Each month, we hear about low inflation rates reported by the US Bureau of Labor Statistics. The BLS reports inflation is currently running at an annual rate of around 2%; considered perhaps too low, according to some policy makers. Yet in the real world, it feels like the cost of living is going up very rapidly. This seeming dichotomy between Government economic reporting and real life experience has caused some considerable frustration for many Americans over the last several years. Perhaps some background would be helpful here.
First, “Inflation” and the increase in the cost of living are not exactly the same thing. Most people are not aware of this. Inflation at least in theory, measures the net increase in the supply of money, not the retail prices of essential goods or services. Inflation is supposed to measure the reduction in net purchasing power, which is a measurement of the buying power of money at any one moment,  which is not the same thing as the change in the cost of goods.

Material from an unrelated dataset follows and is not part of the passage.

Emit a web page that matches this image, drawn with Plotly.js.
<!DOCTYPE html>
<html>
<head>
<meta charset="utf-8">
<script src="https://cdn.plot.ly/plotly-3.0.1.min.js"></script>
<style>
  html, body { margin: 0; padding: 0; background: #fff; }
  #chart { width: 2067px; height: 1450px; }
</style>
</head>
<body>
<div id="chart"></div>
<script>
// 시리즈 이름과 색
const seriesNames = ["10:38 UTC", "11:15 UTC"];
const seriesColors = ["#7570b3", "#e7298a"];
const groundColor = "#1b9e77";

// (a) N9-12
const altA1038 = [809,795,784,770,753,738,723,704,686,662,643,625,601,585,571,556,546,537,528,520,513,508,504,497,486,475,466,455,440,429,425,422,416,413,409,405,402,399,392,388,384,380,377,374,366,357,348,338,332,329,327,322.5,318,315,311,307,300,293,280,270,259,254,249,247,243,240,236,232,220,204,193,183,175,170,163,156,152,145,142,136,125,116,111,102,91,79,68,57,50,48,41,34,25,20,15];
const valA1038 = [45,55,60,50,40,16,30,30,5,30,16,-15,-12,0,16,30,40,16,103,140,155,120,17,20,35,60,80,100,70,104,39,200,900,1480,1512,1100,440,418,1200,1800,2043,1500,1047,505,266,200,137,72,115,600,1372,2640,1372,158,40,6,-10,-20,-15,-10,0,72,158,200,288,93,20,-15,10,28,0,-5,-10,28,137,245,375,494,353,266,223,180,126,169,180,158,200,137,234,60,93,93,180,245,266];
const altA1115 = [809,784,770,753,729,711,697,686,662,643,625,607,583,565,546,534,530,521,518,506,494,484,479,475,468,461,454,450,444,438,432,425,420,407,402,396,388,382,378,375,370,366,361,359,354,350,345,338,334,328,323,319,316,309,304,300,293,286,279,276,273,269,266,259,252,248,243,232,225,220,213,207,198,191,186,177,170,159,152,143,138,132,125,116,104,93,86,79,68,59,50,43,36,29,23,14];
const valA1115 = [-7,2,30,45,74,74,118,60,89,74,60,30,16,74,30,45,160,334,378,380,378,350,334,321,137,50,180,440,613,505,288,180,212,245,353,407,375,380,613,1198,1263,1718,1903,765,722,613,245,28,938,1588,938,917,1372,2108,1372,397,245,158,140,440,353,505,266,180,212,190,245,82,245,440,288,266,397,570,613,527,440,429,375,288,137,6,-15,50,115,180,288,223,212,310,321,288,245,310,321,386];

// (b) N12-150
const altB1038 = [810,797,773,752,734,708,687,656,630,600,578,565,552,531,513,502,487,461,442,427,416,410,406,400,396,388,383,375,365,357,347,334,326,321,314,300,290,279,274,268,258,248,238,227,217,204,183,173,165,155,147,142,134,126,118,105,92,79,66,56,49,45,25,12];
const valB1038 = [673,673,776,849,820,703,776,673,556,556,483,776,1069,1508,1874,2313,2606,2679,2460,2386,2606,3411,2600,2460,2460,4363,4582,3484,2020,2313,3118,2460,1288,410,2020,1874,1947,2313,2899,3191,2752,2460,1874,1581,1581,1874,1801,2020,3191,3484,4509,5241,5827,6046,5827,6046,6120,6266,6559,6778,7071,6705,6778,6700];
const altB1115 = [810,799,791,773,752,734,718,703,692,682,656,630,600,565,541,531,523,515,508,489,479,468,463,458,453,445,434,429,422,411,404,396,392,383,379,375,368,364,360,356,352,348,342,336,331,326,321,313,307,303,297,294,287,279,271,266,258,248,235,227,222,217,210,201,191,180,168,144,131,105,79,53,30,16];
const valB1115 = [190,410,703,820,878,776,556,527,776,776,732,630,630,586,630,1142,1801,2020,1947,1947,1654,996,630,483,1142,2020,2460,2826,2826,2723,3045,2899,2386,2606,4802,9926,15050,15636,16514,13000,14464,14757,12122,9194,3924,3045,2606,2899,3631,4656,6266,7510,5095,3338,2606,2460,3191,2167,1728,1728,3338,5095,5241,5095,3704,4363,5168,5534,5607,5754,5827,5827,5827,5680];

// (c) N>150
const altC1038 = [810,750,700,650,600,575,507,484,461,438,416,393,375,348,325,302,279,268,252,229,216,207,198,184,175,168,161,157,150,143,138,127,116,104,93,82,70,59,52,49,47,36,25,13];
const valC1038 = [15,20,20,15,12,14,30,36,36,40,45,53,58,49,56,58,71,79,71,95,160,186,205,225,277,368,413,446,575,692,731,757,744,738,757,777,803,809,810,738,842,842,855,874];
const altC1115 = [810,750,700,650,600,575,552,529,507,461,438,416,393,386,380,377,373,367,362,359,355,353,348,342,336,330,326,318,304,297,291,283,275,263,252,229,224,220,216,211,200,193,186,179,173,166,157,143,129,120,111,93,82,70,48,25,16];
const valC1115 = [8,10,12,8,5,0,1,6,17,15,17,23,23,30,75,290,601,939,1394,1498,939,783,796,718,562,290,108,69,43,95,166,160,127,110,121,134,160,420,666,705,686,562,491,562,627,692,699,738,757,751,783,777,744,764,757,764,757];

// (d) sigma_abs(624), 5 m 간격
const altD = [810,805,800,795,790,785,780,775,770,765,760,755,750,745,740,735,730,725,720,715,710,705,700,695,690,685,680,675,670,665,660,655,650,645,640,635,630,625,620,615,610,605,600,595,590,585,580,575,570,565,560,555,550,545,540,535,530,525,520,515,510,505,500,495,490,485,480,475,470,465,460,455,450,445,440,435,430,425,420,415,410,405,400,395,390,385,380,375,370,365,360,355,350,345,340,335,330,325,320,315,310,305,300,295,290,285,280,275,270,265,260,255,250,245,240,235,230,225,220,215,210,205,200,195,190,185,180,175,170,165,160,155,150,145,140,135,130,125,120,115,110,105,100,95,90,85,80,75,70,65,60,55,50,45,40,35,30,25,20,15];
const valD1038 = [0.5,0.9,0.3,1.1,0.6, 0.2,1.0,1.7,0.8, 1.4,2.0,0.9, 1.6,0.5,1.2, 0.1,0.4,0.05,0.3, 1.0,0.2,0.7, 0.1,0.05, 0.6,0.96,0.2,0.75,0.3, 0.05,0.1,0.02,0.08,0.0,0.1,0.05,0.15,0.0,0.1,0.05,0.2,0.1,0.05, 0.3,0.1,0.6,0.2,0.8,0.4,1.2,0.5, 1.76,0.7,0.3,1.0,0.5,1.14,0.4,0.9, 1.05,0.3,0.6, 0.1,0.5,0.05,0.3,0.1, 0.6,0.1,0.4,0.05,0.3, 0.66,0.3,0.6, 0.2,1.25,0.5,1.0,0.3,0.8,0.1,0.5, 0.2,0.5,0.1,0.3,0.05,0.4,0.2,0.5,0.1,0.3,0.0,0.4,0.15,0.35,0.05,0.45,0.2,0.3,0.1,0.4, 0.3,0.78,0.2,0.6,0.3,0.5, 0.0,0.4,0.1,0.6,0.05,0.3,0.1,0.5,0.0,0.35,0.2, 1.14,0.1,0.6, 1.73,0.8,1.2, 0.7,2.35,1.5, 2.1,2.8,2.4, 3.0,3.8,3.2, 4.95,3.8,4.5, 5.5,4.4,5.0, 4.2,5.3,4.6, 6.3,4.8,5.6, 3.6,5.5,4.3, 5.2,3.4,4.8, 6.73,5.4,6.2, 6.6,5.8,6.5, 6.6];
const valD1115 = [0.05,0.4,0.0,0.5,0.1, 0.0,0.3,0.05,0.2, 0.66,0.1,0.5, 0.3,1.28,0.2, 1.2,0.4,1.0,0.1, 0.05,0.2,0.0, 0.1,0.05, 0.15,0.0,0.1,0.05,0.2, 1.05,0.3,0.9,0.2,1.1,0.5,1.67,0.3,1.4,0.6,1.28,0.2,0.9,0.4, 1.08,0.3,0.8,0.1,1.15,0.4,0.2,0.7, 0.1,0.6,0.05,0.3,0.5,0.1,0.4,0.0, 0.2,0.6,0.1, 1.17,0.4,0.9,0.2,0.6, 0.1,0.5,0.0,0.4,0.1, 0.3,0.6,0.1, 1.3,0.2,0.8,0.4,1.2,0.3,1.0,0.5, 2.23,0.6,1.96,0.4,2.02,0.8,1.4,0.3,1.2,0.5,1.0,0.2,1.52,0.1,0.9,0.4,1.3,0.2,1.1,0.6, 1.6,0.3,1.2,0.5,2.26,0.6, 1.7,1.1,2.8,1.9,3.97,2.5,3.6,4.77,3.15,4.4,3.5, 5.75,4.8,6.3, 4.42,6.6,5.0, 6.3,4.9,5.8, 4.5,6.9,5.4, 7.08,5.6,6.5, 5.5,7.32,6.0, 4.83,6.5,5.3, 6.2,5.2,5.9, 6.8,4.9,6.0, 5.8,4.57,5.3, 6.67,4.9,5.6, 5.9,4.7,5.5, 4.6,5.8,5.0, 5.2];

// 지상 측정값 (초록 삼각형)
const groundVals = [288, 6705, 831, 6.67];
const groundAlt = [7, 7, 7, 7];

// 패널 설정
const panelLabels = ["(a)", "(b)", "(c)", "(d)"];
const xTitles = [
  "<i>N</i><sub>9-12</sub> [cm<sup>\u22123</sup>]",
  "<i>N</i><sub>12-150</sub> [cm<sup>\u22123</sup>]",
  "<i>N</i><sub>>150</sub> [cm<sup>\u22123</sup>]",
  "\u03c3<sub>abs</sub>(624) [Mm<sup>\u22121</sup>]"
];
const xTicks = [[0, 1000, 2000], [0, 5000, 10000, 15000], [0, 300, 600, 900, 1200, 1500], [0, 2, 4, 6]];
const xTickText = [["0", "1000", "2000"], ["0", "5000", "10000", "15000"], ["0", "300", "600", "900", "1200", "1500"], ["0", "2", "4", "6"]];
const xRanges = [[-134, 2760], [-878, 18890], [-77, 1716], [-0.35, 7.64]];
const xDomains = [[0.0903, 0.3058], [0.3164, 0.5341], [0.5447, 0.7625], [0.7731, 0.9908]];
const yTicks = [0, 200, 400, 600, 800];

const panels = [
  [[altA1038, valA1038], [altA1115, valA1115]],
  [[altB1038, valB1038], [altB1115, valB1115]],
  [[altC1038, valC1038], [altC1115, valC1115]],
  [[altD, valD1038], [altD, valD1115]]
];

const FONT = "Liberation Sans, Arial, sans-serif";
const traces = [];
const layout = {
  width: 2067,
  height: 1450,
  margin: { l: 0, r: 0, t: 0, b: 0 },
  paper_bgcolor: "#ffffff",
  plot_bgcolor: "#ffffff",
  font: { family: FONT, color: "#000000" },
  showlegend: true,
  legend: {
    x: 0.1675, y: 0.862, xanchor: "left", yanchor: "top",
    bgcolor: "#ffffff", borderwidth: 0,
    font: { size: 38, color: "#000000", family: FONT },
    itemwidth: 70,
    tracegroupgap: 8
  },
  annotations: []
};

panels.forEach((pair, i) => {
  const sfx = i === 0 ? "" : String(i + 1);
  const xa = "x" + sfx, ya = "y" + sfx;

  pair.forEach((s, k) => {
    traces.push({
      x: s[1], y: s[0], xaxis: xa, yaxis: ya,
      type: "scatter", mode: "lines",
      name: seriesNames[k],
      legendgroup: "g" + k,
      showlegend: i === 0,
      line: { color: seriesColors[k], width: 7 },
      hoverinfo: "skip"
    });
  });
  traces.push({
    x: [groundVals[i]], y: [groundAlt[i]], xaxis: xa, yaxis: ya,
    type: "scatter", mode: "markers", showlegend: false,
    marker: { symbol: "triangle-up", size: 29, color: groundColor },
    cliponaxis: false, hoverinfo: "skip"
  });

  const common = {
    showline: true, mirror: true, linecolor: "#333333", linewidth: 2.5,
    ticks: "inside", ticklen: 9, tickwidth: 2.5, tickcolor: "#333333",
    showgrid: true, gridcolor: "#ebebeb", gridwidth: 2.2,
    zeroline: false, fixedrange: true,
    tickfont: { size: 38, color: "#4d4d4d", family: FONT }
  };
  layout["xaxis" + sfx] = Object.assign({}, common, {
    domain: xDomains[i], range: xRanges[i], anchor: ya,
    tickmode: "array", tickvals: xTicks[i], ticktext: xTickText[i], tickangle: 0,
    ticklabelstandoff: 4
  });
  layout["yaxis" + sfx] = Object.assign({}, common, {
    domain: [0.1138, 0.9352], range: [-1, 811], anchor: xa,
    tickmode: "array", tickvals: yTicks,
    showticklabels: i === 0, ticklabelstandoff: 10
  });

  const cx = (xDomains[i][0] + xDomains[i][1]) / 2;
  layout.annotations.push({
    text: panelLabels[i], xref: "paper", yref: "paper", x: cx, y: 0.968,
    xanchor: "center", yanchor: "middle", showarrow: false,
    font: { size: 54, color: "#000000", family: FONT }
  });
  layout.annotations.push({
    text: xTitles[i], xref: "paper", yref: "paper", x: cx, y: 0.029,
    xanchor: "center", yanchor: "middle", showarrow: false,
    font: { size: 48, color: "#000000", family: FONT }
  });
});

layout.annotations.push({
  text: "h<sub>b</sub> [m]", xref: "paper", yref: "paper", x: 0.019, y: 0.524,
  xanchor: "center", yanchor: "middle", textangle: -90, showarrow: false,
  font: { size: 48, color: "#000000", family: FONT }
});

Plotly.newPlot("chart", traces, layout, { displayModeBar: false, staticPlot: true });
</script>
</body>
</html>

A simplified explanation of how The C.P.I. or Consumer Price Index is reported is from “a measure of the average change over time in the prices paid by urban consumers for a market basket of consumer goods and services . The BLS uses this “market basket” of sample consumer items in various locations around the US which range from the cost of housing, food, utilities, fuel and other necessities, as well as apparel and other goods. The figures are then applied to a set of mathematical formulas to derive a net rate of change for the cost of the basket items. Sounds like it would make sense, but for many years the CPI seems to have understated the real life increase in the cost of living.
Anecdotally, for many people it feels like the cost of housing, food, gasoline and especially health care has accelerated very rapidly in the past few years, while the BLS is telling us inflation is at a very low level. We can measure the rather rapid increase in the cost of all of these essential items individually; and in fact they have increased in price much faster than the reported CPI. So how can this be?
First, the BLS is not trying to cover up or conceal anything; it is not a conspiracy or an attempt to intentionally deceive the public. It has to do with what has become a somewhat antiquated way of figuring the net CPI, a method that dates back to the middle of the last century. Without getting overly complicated, the problem likely is within the price referencing mechanism, which is used to compare prices of basket items month to month, seems to have lost its correlation to the change in real world prices. New factors such as on line shopping, frequent spikes in food and fuel prices, price gouging in certain items and other distortions are not well tracked by CPI. There is also the question of “weighting” as in how much emphasis is placed on any one set of goods versus the other. The cost of health care for example is probably quite underweighted as opposed to say the cost of a pair of jeans of the price of a PC.
So what is the real increase in the cost of living? It depends where you live. Prices for everything in New York City or San Francisco can go up almost without resistance, but the cost of the same essentials in Alabama or Nebraska are much more stable. The truth is we really don’t know the exact increase in the cost of living from month to month other than it is going up. We need a better, more modern way of measuring the increase in the cost of living.